Each app will be different as to who can do what.

So in pseudocode:

public function makeInvoice()
    {
        if (a required role of bkeep is not true here) {   // bkeep = bookkeeper
            return redirect('somewhere'); // whereever you redirect to if not authorized
        }
        // Rest of method here is accomplished if 
        // the logged in user has the required role of 'bkeep'.
    }

Again just examples.

Also a Spatie example I saw:

public function update(Request $request, Post $post) {
    if ($post->author !== auth()->user()->id || auth()->user()->cannot('edit posts'))
        abort(404);// or redirect, or whatever action 
    }
    //rest of method if all okay
}

But you can do this in the controller or through routing, but I like controller method level

In summary RBAC is at least 3 main steps:

  • A login required
  • An authorization implementation to determine what the logged in person with role can or cannot do
  • Protection of URL and parameters, checking that the logged in users id matches the id used in a query
  • Query scopes to differentiate for example (user sees their own data, admin can see all)

Each application will require unique tweaks in RBAC, no two apps are exactly the same.

Also there are good past discussions on this.

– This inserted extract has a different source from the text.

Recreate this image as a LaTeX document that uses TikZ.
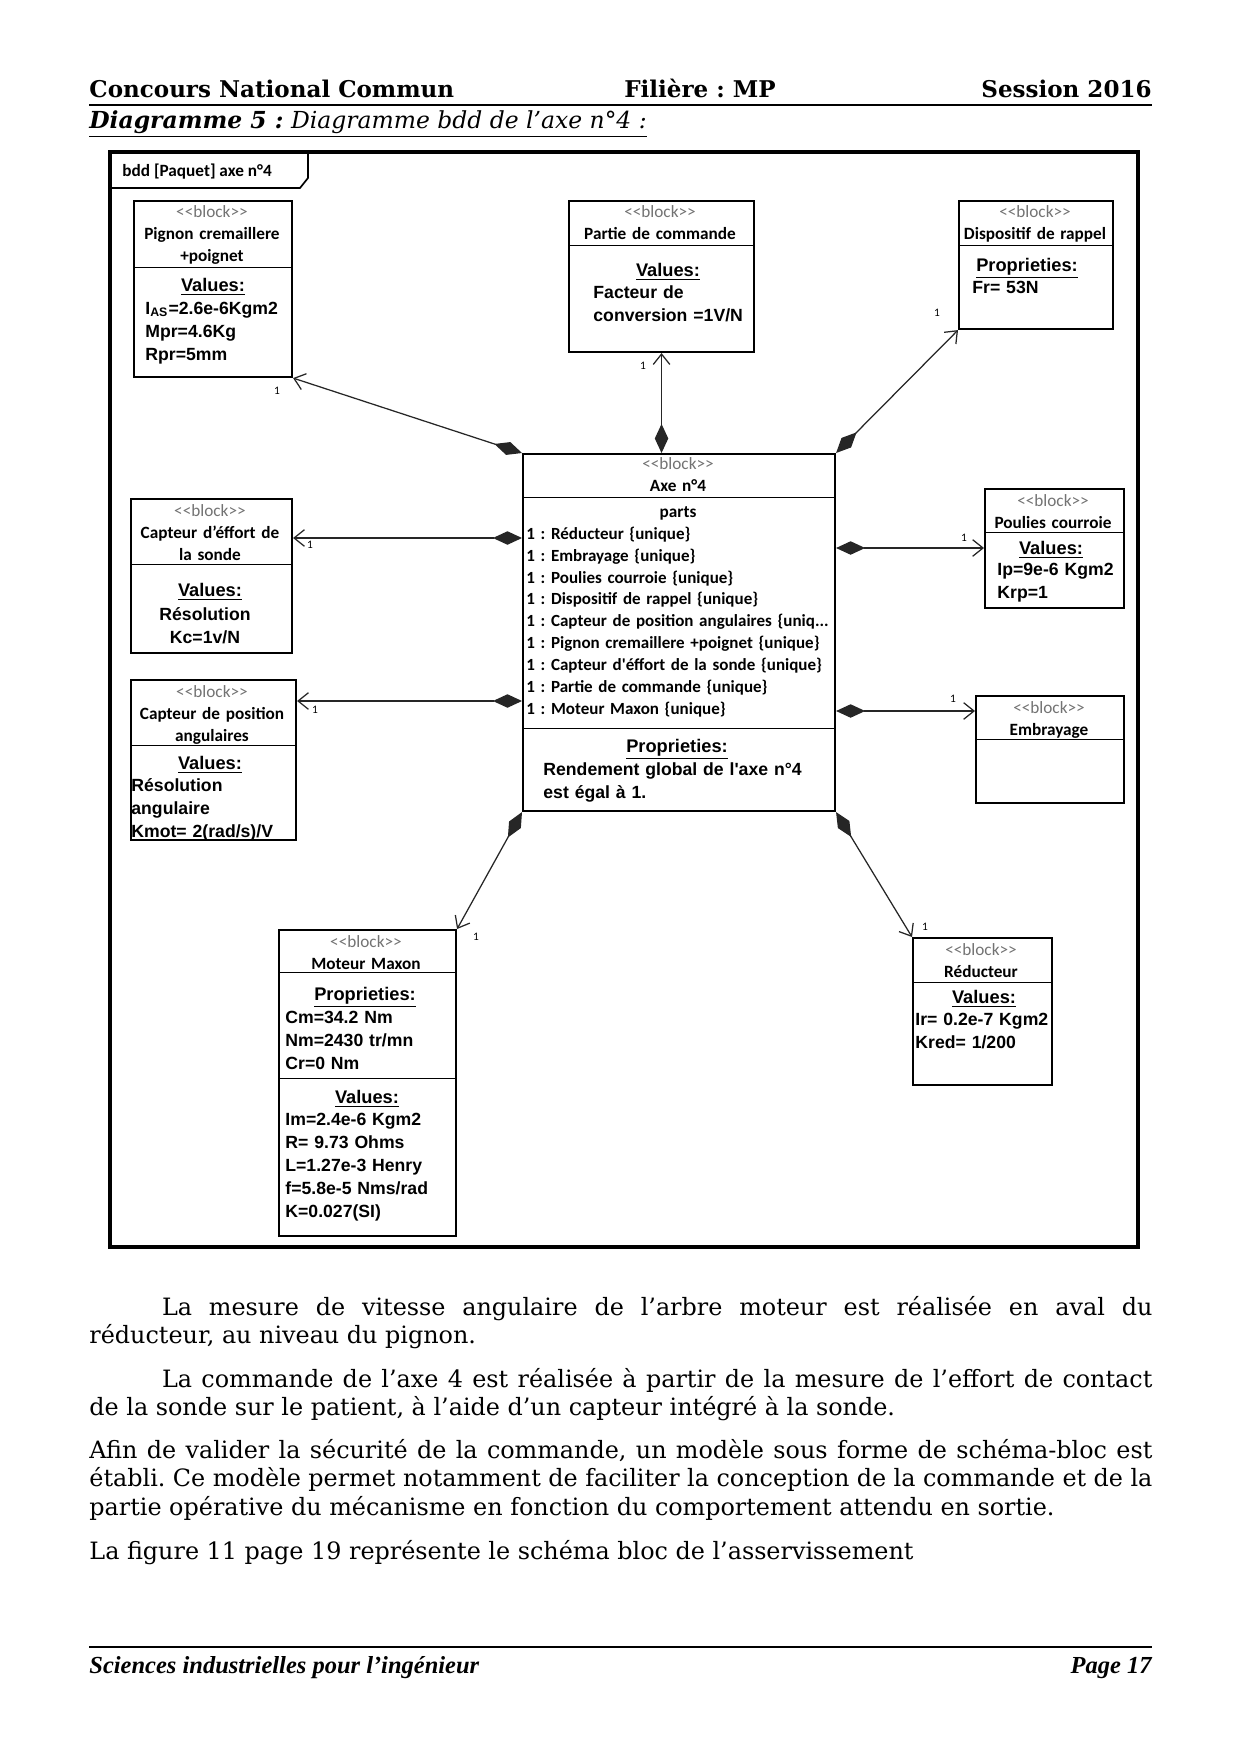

Also https://laracasts.com/series/mastering-permissions-in-laravel

1 like
Snapey's avatar

The answer is always, it depends....

But you have laid out your thoughts, and I dont think they are really different for any application where you use spatie permission. The basic rules are

  • code to permissions not roles. Code should ask, user has permission to xxx? The user acquires that permission through roles. Roles are not used in the code other than to manage a set of permissions for a given role. Permissions are always additive. The user has permission if any of their roles grant it. This is all taken care of by the package.

  • use policies to check permissions against data. Code should ask, user has permission to xxx with yyy data. This where it gets tricky. You need to be able to check permissions against data in your policy. For instance, user has permission to create deal if they have the deal.create permission AND insurance type is x||y.

  • start out by controlling access to routes, controllers etc before fixing the UI. To start with you should be clicking a button and checking you get unauthorised error. Later, when you have proven your security is enforcing the right rules, you can think about hiding things in the UI that the user cannot use. If you do it the other way around, there is a good chance you will forget to secure the actual endpoint/action.